Hope Ministries
P.O. Box 862
Des Moines, IA
50304-0862
515-265-7272




....Testimonies

Then and Now

Written by Amy H.
(Hope Family Center resident) – January 2007

Twenty years into knowing Christ as my savior, I found myself at an amazing and all too familiar place -- an extreme rollercoaster of the mind, with killer nosebleed highs and crash rash lows.  How in the world did I end up on this ride?  I must have thought of how I deserved a bit of fun and totally missed the sign on the side with the big red letters that read, “Stopping Point Not Included,” or maybe in asserting my thriftiness, I got all excited about the “FREE to a good person,” ticket and ‘woohooed’ myself into the coaster.  How could I fall for such a ride and how did I get there in the first place?

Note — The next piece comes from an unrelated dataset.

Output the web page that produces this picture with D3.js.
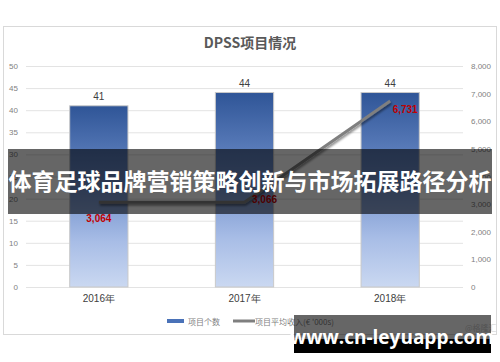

For years, I had been stuffed with so many negative emotions that I began focusing on my anxiety/depression galore, and in doing so, became unbelievably impulsive in my late teens.  Of course, that resulted in more troubles, making it even easier to make increasingly lousy choices, the worst being, losing the joy of His salvation shortly after receiving it.  How could God allow His child to get so lost, confused, angry, and afraid?  It was a problem and in being young and aggravated, blaming God seemed easier than working through every trouble, and He took it better than I did.  It was my understanding that the Lord was full of mercy and grace.  The Lord always gave me freedom to choose to make those bad choices … and then He waited on me. 

Our God has incredible timing and in His timing, He is Holy.  During His waiting on me, the Lord lavished me with His mega-mercy and grace.  His hope and love surrounded me.  He watched my every move; He saw my self-created peace in the decision to marry when I knew it was wrong.  He then saw my husband physically abuse me and how that created regular spikes of fear for over 16 years.  He saw the ugly results of that fear and He saw the difficulties in raising children in a home that didn’t prove to be Godly.  Nevertheless, the Lord protected me (and my family), regardless of where I was with Him.  He whispered in my ear, tapped me on the shoulder, called my name, cried for me, and He carried me.  He gave me strength when I needed it and He took my strength when I needed it taken.  He saved my life as He prevented my death and He comforted me through it, every single time.  He gave me everything I needed in Him because I lacked it in myself.  I was calling Christ my Savior and neglecting Him as my Lord, and still He never left me.  Then when I was still enough, He showed me that I was not wearing the whole armor of God.  Ephesians 6: 11Put on the whole armour of God, that ye may be able to stand against the wiles of the devil.  (KJV)

The Lord made it very clear—with a fresh start that allowed me the opportunity to walk through the doorway of Hope Family Center in February 2005—that my decisions were finally on track.  He has shown me, repeatedly, since that time that I am on the way down the path that He has provided me with!  The Family Center has been a tremendous tool created and used by the Lord in building me up, allowing for time to heal, rest, grow, and learn more about His ever-increasing desire for me to walk with Him, day by day, second by second.  Fear, anxiety, and depression are no longer the driving forces in my life as I’ve learned to ask the Lord to work in me and through me.  Now, after 23 months, I’m thrilled to have been welcomed here, to have been able to stay, and to be moving out as I’m seeing more of myself and my children in His great light. 

He has shown me, through some amazing staff and residents, how I can allow Him to turn my “Aaauuuggghhs!!!” into “Ahhhhhhhhhs…”  God has shown His love for me by giving me a history all my own – from tragic to tremendous.

I would do it all over again to get to where I am now.  To God be the glory!